Quanto al termine secondo alcuni studi occorre essere prudenti circa l’applicabilità dell’art. 2645 ter c.c. al trust: se si ritiene che il limite massimo di 90 anni costituisce norma imperativa allora a tale limite temporale dovrà essere sottoposto anche il trust.

Quale problema pone il trust?

Il principale problema che pone il trust è l’effetto segragativo poiché potrebbe essere posto in essere per frodare i creditori del disponente il cui credito sia precedente all’istituzione del trust.

Posto che la giurisprudenza ha ammesso la possibilità per questi ultimi di esercitare azione revocatoria (laddove ce ne siano i presupposti), la tutela dei creditori è un problema che si è provato a risolvere con l’introduzione nel 2015 dell’art. 2929 bis c.c., il quale prevede la possibilità per il ceditore personale del settlor di procedere ad esecuzione forzata nel caso di beni conferiti in trust a titolo gratuito, anche senza aver esperito vittoriosamente l’azione revocatoria, purchè sia munito di titolo esecutivo e trascriva il pignoramento entro un anno dalla trascrizione dell’atto istitutivo del “vincolo di indisponibilità”.

In merito all’interesse per il quale il trust può essere istituito, la tutela dei creditori costituisce uno dei principali problemi per l’ammissibilità dei trust miranti a soddisfare un interesse del disponente.

Quindi per quali finalità si possono istituire trusts?

Tale istituto nasce sicuramente per garantire la “protezione patrimoniale” al settlor il quale mediante il trust intende mettere al riparo dai creditori alcuni beni al fine di fronteggiare esigenze future ed incerte o soddisfare le necessità di beneficiari non in grado di provvedere a sé stessi (si pensi al genitore che conferisce beni in trust funzionali ai bisogni di un figlio disabile). In tale ottica la legge sul dopo di noi conferma questa natura “assistenziale” del trust.

Tuttavia sia l’art. 2929 bis c.c. che tutela i creditori frodati da un vincolo di indisponibilità sui beni, sia l’art. 2645 ter c.c. che parla della possibilità di destinare beni alla realizzazione di qualunque interesse purchè meritevole di tutela, aprono la strada al disponente per conferire beni in trust anche al fine di soddisfare interessi personali (c.d. autodestinazione) nei limiti dell’art. 1322 c.c..

Il trust italiano

Il trust anche interno (ovvero quello regolato dalla legge italiana) va ormai ritenuto ammissibile, nonostante qualche pronuncia recente della giurisprudenza di merito in senso contrario (Trib. di Udine 28 febbraio 2015), in considerazione delle molteplici norme anche in materia fiscale che disciplinano il trust.

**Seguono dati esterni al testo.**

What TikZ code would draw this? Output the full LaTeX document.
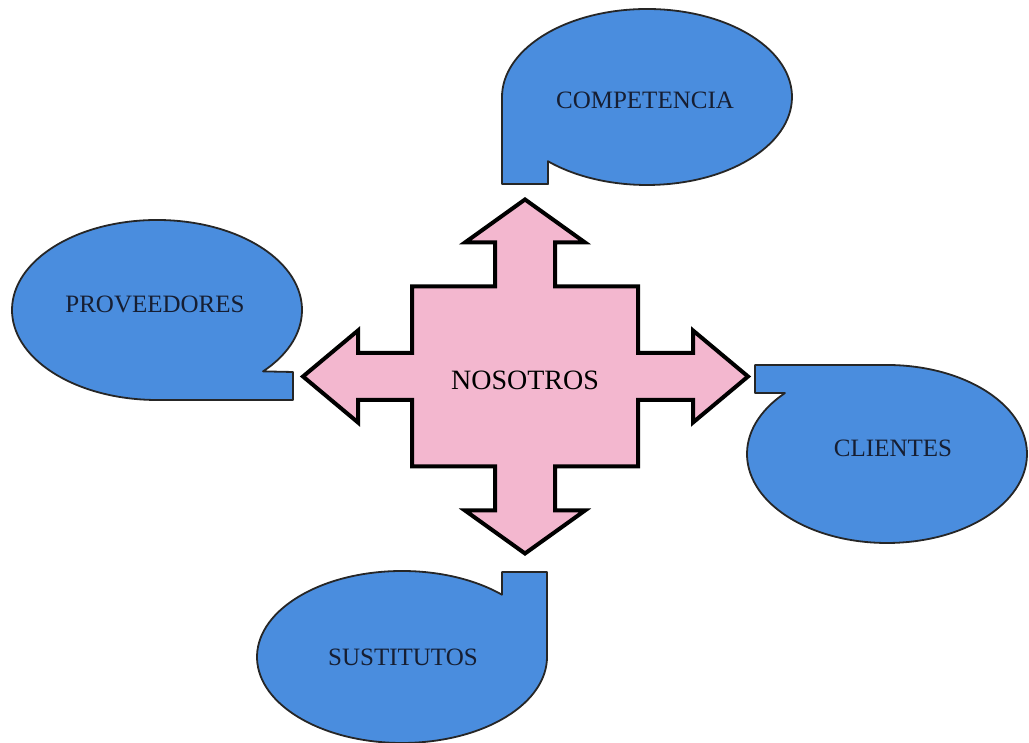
\documentclass[tikz,border=0pt]{standalone}
\usepackage{fontspec}
\setmainfont{Liberation Serif}
\usepackage{xcolor}
\usepackage{tikz}
\usetikzlibrary{positioning, calc}
\definecolor{azulburbuja}{RGB}{74,141,222}
\definecolor{rosacruz}{RGB}{243,183,207}
\definecolor{tinta}{RGB}{22,30,50}
\tikzset{porter/.style={
    x=1pt, y=1pt,
    burbuja/.style={draw=black!85, line width=1.8pt, fill=azulburbuja, line join=round},
    cruz/.style={draw=black, line width=4pt, fill=rosacruz, line join=miter},
    rotulo/.style={inner sep=0pt, text=tinta, font=\fontsize{25}{30}\selectfont},
}}

\begin{document}
\begin{tikzpicture}[porter]
    \useasboundingbox (0,0) rectangle (1029,743);
    % burbujas
    \draw[burbuja] (502,646) -- (502,559) -- (548,559) -- ($(647,646)+(226.9:145 and 88)$)
        arc[start angle=226.9, end angle=540, x radius=145, y radius=88] -- cycle;
    \draw[burbuja] (157,343) -- (293,343) -- (293,371) -- ($(157,433)+(317:145 and 90)$)
        arc[start angle=317, end angle=630, x radius=145, y radius=90] -- cycle;
    \draw[burbuja] (887,378) -- (755,378) -- (755,350) -- ($(887,289)+(136.8:140 and 89)$)
        arc[start angle=136.8, end angle=450, x radius=140, y radius=89] -- cycle;
    \draw[burbuja] (547,86) -- (547,171) -- (502,171) -- ($(402,86)+(46.4:145 and 86)$)
        arc[start angle=46.4, end angle=360, x radius=145, y radius=86] -- cycle;
    % cruz central
    \begin{scope}[shift={(525,366.5)}]
        \draw[cruz] (223,0) -- (168,46) -- (168,23.5) -- (113,23.5) -- (113,90) -- (30,90)
            -- (30,134) -- (60,134) -- (0,177) -- (-60,134) -- (-30,134) -- (-30,90)
            -- (-113,90) -- (-113,23.5) -- (-167,23.5) -- (-167,46) -- (-222,0)
            -- (-167,-46) -- (-167,-23.5) -- (-113,-23.5) -- (-113,-90) -- (-30,-90)
            -- (-30,-134) -- (-60,-134) -- (0,-177) -- (60,-134) -- (30,-134) -- (30,-90)
            -- (113,-90) -- (113,-23.5) -- (168,-23.5) -- (168,-46) -- cycle;
    \end{scope}
    % textos
    \node[rotulo, text=black, font=\fontsize{28}{32}\selectfont] (nosotros) at (525,363) {NOSOTROS};
    \node[rotulo] (competencia) at (645,643) {COMPETENCIA};
    \node[rotulo] (proveedores) at (155,439) {PROVEEDORES};
    \node[rotulo] (clientes) at (893,295) {CLIENTES};
    \node[rotulo] (sustitutos) at (403,86) {SUSTITUTOS};
\end{tikzpicture}
\end{document}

Nonostante l’importante arricchimento delle regole di disciplina dei trusts interni che la legge per il dopo di noi dà, si è ancora lontano dai molteplici aspetti che prevede l’art. 8 della Convenzione dell’Aja i quali potrebbero essere colmati dall’autonomia privata nei limiti dell’art. 1322 c.c..

Tornando al caso Trump…

In forza delle considerazioni appena fatte, occorre evidenziare che se la questione fosse accaduta in Italia, la soluzione non dovrebbe rintracciarsi nell’individuazione di un gestore indipendente.

Il conflitto di interessi infatti non dipende tanto dal fatto che i beni siano gestiti dai figli quanto dal fatto che il presidente debba essere totalmente estraneo a questa gestione: ovvero non deve avvalersi dei relativi profitti e possibilmente non dovrebbe neanche conoscere le sorti del suo business. Di conseguenza il conflitto potrebbe forse evitarsi se i beni conferiti in trust siano gestiti nell’interesse di beneficiari diversi da Trump (e dai suoi familiari) ovvero escludendo l’uso di un trust di autodestinazione.